Vancouver, British Columbia, October 4, 2010 (TSX Venture: EMX) – Eurasian Minerals Inc. (the “Company” or “EMX”) is pleased to announce that it intends to undertake, subject to regulatory approvals, a private placement financing to raise gross proceeds of up to CAD $17.5 million from the sale of up to 7 million units (a “Unit”). Each Unit, priced at CAD $2.50, will consist of one EMX common share and one transferable share purchase warrant (a “Warrant”). Each Warrant will be exercisable over a five-year period to purchase one EMX common share at a purchase price (the “Exercise Price”) of CAD $3.50 during the first year, CAD $4.00 during the second year, CAD $4.50 during the third year, CAD $5.00 during the fourth year, and CAD $5.50 during the fifth and final year. If the volume weighted average price of EMX common shares on the TSX Venture Exchange is at least 30% above the current Exercise Price of the Warrants for a period of 30 consecutive trading days, the Company will have the option to give notice that the Warrants must be exercised within 15 trading days or they will be cancelled.
The Company has agreed to pay a fee in respect of subscriptions from investors introduced by a finder. The fee will be payable in that number of Units equal to 5% of the number of Units issued pursuant to such subscriptions. In addition, the finder will be issued that number of finder warrants equal to 5% of such Units, with each finder warrant being exercisable for two years to acquire one EMX common share for CAD $2.65.

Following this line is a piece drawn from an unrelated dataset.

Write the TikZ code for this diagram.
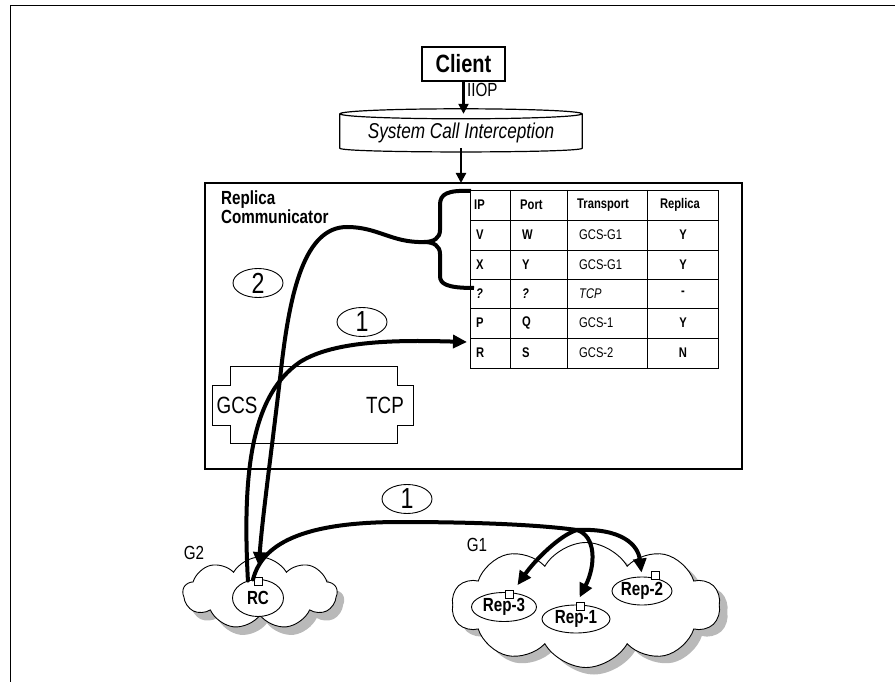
\documentclass[tikz,border=0pt]{standalone}
\usepackage{fontspec}
\setmainfont{Liberation Sans}[FakeStretch=0.8]
\usetikzlibrary{arrows.meta, positioning, calc, shapes.geometric, shapes.symbols}

\begin{document}
\begin{tikzpicture}[
  x=1pt, y=-1pt,
  box/.style={draw, line width=1.2pt, inner sep=0pt},
  flow/.style={line width=4pt, line cap=round, -{Triangle[length=14pt, width=13pt]}},
  thinarr/.style={line width=2.2pt, -{Triangle[length=10pt, width=10pt]}},
  num/.style={ellipse, draw, line width=0.9pt, inner sep=0pt,
    minimum width=50pt, minimum height=29pt, font=\fontsize{29}{29}\selectfont},
  host/.style={ellipse, draw, line width=0.9pt, fill=white, inner sep=0pt,
    font=\bfseries\fontsize{19}{19}\selectfont},
  tag/.style={draw, fill=white, line width=0.8pt, minimum size=8pt, inner sep=0pt},
  net/.style={cloud, cloud puffs=10, cloud puff arc=120, cloud ignores aspect,
    draw, fill=white, line width=0.9pt, inner sep=0pt},
  netshadow/.style={cloud, cloud puffs=10, cloud puff arc=120, cloud ignores aspect,
    fill=gray!55, inner sep=0pt},
  cell/.style={font=\fontsize{14}{14}\selectfont, inner sep=0pt, anchor=west},
  hd/.style={cell, font=\bfseries\fontsize{14}{14}\selectfont},
]
\useasboundingbox (0,0) rectangle (895,682);

% page frame (top and left only)
\draw[line width=1pt] (10,682) -- (10,6) -- (895,6);

% networks
\node[netshadow, cloud puffs=9, minimum width=154pt, minimum height=72pt] (g2shadow) at (267,601) {};
\node[net, cloud puffs=9, minimum width=154pt, minimum height=72pt] (g2) at (260,593) {};
\node[netshadow, minimum width=268pt, minimum height=125pt] (g1shadow) at (594,612) {};
\node[net, minimum width=268pt, minimum height=125pt] (g1) at (586,605) {};
\node[font=\fontsize{19}{19}\selectfont] (g2lbl) at (194,553) {G2};
\node[font=\fontsize{19}{19}\selectfont] (g1lbl) at (477,545) {G1};

% hosts
\node[host, minimum width=51pt, minimum height=37pt] (rc) at (258,598) {RC};
\node[host, minimum width=65pt, minimum height=29pt] (rep3) at (504,607) {Rep-3};
\node[host, minimum width=68pt, minimum height=28pt] (rep1) at (576,619) {Rep-1};
\node[host, minimum width=60pt, minimum height=28pt] (rep2) at (642,591) {Rep-2};
\node[tag] (rctag) at (258,581) {};
\node[tag] (rep3tag) at (509,594) {};
\node[tag] (rep1tag) at (580,606) {};
\node[tag] (rep2tag) at (655,575) {};

% client side
\node[box, font=\bfseries\fontsize{25}{25}\selectfont,
  minimum width=83pt, minimum height=34pt] (client) at (463.5,64) {Client};
\node[font=\fontsize{19}{19}\selectfont, anchor=west, inner sep=0pt] (iiop) at (467,90) {IIOP};
\node[minimum width=242pt, minimum height=34pt] (sci) at (461,131) {};
\fill[white] (sci.north west) -- (sci.south west)
  .. controls ($(sci.south west)+(0,5)$) and ($(sci.south east)+(0,5)$) .. (sci.south east)
  -- (sci.north east) -- cycle;
\draw[line width=1.2pt] (sci.north west) -- (sci.south west)
  .. controls ($(sci.south west)+(0,5)$) and ($(sci.south east)+(0,5)$) .. (sci.south east)
  -- (sci.north east);
\draw[line width=1.2pt, fill=white] (sci.north) ellipse [x radius=121pt, y radius=5pt];
\node[font=\itshape\fontsize{21.5}{21.5}\selectfont] (scitxt) at ($(sci.center)+(0,2)$)
  {System Call Interception};
\draw[thinarr] (client.south) -- (client.south |- sci.north);
\draw[thinarr] (sci.south) -- (sci.south |- 0,183);

% replica communicator
\node[box, minimum width=537pt, minimum height=286pt] (rcbox) at (473.5,326) {};
\node[anchor=north west, align=left, inner sep=0pt,
  font=\bfseries\fontsize{19}{16.5}\selectfont] (rclbl) at (221,191) {Replica\\Communicator};

% GCS / TCP stack
\draw[line width=0.9pt] (230,366) -- (397,366) -- (397,385) -- (413,385) -- (413,425)
  -- (397,425) -- (397,443) -- (230,443) -- (230,425) -- (212,425) -- (212,385)
  -- (230,385) -- cycle;
\node[font=\fontsize{23.5}{23.5}\selectfont] (gcs) at (237,405) {GCS};
\node[font=\fontsize{23.5}{23.5}\selectfont] (tcp) at (385,405) {TCP};

% routing table
\draw[line width=0.8pt] (470,190) rectangle (718,368);
\foreach \y in {220,250,279,308,338}
  \draw[line width=0.8pt] (470,\y) -- (718,\y);
\foreach \x in {510,567,647}
  \draw[line width=0.8pt] (\x,190) -- (\x,368);
\node[hd] (h1) at (474,205) {IP};
\node[hd] (h2) at (520,205) {Port};
\node[hd] (h3) at (577,205) {Transport};
\node[hd, anchor=center] (h4) at (680,205) {Replica};
\foreach \y/\a/\b/\c/\d [count=\r] in {235/V/W/GCS-G1/Y, 264.5/X/Y/GCS-G1/Y,
    293.5/{\itshape ?}/{\itshape ?}/{\itshape TCP}/-, 323/P/Q/GCS-1/Y, 353/R/S/GCS-2/N} {
  \node[hd] (r\r-1) at (476,\y) {\a};
  \node[hd] (r\r-2) at (522,\y) {\b};
  \node[cell] (r\r-3) at (579,\y) {\c};
  \node[hd, anchor=center] (r\r-4) at (683,\y) {\d};
}

% step labels
\node[num] (n2) at (258,283) {2};
\node[num] (n1a) at (362,322) {1};
\node[num] (n1b) at (407,499) {1};

% brace over the table rows
\coordinate (btop) at (471,191);
\coordinate (bbot) at (474,288);
\coordinate (btip) at (424,242);
\draw[line width=4pt] (btop) .. controls (447,190) and (440,194) .. (440,205)
  -- (440,230) .. controls (440,238) and (434,242) .. (btip)
  .. controls (434,242) and (440,246) .. (440,254) -- (440,276)
  .. controls (440,284) and (447,288) .. (bbot);

% step 2: lookup result back to RC
\draw[flow, shorten >=13pt] (btip) .. controls (392,243) and (378,227) .. (347,227)
  .. controls (305,227) and (290,290) .. (281,370)
  .. controls (273,440) and (262,520) .. (rc.north);

% step 1: RC registers in table
\coordinate (rowR) at (467,342);
\draw[flow] (rc.120) .. controls (242,470) and (252,395) .. (300,362)
  .. controls (335,340) and (400,340) .. (rowR);

% step 1: multicast to G1 replicas
\coordinate (split) at (577,530);
\draw[line width=4pt, line cap=round] (rc.105) .. controls (262,545) and (300,522) .. (400,522)
  .. controls (480,522) and (540,525) .. (split);
\draw[flow, shorten >=9pt] (split) .. controls (560,535) and (535,560) .. (rep3.60);
\draw[flow, shorten >=8pt] (split) .. controls (596,536) and (596,565) .. (rep1.north);
\draw[flow, shorten >=4pt] (split) .. controls (622,528) and (638,545) .. (rep2.north);
\end{tikzpicture}
\end{document}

There can be no assurance that the private placement will be completed as proposed, or at all, and it is subject to regulatory approvals. The shares, including the shares issuable on exercise of warrants, will be subject to restrictions on transfer for a period of four months from closing.
For further information contact:
David M. Cole
President and Chief Executive Officer
Phone: (303) 979-6666
Kim C. Casswell
Phone: (604) 688-6390
This news release does not constitute an offer to sell or a solicitation of an offer to buy any of the securities in the United States of America. The securities have not been and will not be registered under the United States Securities Act of 1933 (the “U.S. Securities Act”) or any state securities laws and may not be offered or sold within the United States or to U.S. Persons (as defined in the U.S. Securities Act) unless registered under the U.S. Securities Act and applicable state securities laws, or an exemption from such registration is available.